Montoya is hoping to regroup with new crew chief


He is driving under his third crew chief in a month and will compete next at Pocono.

CONCORD, N.C. (AP) — Juan Pablo Montoya requested a meeting with his boss and got it the day before the Indianapolis 500, when owner Chip Ganassi flew to North Carolina to talk with his emotional driver.

The early morning meeting Saturday at the team shop gave Montoya the opportunity to express his frustrations over the race team’s direction. Crew chief Jimmy Elledge had been fired earlier in the week — a move Montoya vehemently opposed — and the driver entered Sunday’s Coca-Cola 600 with his third crew chief in a month.

Finally face-to-face with Ganassi, Montoya voiced all his concerns.

“I told him everything I was thinking and how it was,” Montoya said. “The hope of the meeting is that everything that has happened turns into results. And if he was hoping he could just come here and calm me down, well, I need to run better. That’s what will calm me down.”

For a while Sunday, Montoya did run better.
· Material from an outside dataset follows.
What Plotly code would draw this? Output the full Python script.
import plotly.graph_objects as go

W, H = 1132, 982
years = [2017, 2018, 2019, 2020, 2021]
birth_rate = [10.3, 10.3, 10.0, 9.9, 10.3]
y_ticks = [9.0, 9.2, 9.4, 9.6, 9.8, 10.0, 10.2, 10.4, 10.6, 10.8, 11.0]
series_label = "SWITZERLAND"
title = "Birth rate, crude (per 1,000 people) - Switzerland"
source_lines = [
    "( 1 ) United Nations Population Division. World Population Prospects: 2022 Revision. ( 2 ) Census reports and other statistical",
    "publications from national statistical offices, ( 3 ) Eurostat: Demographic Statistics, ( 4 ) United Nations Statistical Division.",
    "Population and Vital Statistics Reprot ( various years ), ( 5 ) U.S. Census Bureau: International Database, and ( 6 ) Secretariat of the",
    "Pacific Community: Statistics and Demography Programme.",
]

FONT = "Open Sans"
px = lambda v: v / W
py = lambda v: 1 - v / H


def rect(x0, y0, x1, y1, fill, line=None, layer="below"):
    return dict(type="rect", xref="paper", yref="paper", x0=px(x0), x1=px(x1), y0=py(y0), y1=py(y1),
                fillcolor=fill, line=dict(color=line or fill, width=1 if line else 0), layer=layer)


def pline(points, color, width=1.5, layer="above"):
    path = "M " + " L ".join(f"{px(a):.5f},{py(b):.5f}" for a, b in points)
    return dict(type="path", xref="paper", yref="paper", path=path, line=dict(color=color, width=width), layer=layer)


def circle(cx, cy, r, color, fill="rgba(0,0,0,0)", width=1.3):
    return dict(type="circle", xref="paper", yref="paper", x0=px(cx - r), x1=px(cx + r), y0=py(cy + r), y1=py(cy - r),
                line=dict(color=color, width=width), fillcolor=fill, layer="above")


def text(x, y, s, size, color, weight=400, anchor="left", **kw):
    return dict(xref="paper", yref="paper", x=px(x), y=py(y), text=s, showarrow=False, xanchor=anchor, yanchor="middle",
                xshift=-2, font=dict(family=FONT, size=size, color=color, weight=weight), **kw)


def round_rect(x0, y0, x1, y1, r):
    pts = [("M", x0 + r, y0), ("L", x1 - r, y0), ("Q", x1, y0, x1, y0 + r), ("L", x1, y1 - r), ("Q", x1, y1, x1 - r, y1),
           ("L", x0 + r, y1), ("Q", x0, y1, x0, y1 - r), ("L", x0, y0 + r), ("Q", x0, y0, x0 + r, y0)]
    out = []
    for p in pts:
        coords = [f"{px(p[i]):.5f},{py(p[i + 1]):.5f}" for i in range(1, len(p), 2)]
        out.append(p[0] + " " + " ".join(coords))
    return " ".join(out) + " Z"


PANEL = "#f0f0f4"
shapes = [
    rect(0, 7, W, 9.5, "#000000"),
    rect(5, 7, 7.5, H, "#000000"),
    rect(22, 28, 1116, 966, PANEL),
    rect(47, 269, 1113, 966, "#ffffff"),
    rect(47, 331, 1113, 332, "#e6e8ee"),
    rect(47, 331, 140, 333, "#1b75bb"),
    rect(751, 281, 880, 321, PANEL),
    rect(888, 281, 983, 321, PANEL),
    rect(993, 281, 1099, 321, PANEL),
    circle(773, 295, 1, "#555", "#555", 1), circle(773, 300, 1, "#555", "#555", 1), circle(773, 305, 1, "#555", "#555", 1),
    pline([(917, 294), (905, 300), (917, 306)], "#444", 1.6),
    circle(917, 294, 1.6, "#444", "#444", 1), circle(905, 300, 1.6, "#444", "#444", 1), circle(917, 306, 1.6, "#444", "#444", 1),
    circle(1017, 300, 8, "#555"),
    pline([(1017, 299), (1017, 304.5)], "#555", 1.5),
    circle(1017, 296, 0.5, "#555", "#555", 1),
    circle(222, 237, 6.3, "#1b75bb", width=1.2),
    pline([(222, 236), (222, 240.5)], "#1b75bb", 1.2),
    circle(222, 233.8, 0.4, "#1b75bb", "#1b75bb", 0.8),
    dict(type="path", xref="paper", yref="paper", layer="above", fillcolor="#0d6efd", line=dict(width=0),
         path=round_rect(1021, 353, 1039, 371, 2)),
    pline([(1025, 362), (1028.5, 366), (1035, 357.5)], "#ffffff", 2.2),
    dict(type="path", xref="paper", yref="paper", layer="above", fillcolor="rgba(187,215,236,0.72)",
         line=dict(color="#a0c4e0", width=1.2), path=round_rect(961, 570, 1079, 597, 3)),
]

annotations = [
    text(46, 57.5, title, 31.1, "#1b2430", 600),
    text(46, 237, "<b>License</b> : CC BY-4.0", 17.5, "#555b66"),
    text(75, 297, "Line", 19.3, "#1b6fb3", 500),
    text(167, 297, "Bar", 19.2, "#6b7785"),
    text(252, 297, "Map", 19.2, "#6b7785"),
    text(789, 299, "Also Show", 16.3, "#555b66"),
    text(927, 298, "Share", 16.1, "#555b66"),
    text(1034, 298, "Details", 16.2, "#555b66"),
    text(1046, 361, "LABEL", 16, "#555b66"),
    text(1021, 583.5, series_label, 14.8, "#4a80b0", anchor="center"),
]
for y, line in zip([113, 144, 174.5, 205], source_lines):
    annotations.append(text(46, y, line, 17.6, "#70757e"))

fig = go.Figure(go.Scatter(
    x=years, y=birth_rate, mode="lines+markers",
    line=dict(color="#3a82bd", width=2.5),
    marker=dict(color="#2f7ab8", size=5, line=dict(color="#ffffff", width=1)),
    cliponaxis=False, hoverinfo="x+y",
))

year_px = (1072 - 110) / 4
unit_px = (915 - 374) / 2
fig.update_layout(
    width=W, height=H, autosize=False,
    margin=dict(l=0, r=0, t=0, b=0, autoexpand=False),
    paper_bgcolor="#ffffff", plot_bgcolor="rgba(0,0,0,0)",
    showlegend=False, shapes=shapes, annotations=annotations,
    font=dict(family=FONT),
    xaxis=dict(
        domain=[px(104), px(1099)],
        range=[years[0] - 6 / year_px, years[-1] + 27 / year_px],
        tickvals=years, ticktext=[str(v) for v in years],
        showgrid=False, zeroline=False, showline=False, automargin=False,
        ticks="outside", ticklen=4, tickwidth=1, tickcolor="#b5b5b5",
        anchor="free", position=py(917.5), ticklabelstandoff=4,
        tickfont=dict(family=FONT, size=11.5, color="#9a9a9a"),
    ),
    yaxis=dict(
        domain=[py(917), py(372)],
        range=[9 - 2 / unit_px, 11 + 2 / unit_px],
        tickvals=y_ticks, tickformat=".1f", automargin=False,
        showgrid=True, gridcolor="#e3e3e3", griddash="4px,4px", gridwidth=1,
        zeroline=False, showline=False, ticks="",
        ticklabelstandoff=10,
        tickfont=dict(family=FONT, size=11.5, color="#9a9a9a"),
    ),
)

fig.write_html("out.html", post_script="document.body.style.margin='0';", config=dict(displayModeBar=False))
After a frantic few days of adjusting to new crew chief Brian Pattie, the two teamed to make the necessary changes to drive the No. 42 forward after a miserable qualifying effort put them at the very back of the field.

Montoya even cracked the top 20 at one point in the race. But contact with Patrick Carpentier forced Montoya into the grass, where he spun, lost track position and erased all the progress the team had made.

“If I would have stayed on the track there, I probably would have caused one of the biggest wrecks you’ve seen all year,” Montoya said. “The 10 car came out of turn four and came down and hit me. I moved down, and he just ran me all the way to the grass. I had nowhere else to go.

“I could have wrecked him and half the field, but I decided to go to the grass.”

Montoya wound up 30th, disappointed in the results but eager to put the week behind him.

“I tried to do the smart thing. If I would have gone aggressive, I would have wrecked him though he rightfully deserved it and I would have probably been OK,” Montoya said. “It was a tough week, but that’s racing.”

He and Pattie headed to Pocono Raceway on Tuesday for what Pattie has called the most important two days of their season.

The test session at Pocono will give the two a chance to figure each other out and set a course for the long summer months that will make or break the season. Pattie wants to work with Montoya, and make sure the driver knows the team understands his frustration and wants to help him turn it around.

He took steps toward proving that by sitting with Montoya and helping him understand the numerous changes he made to the car between Thursday’s horrible practice and qualifying sessions to Sunday when the car showed forward progress.

“I just want to get better,” Montoya said. “I’m very focused on that, and I hope people understand that’s all I want right now.”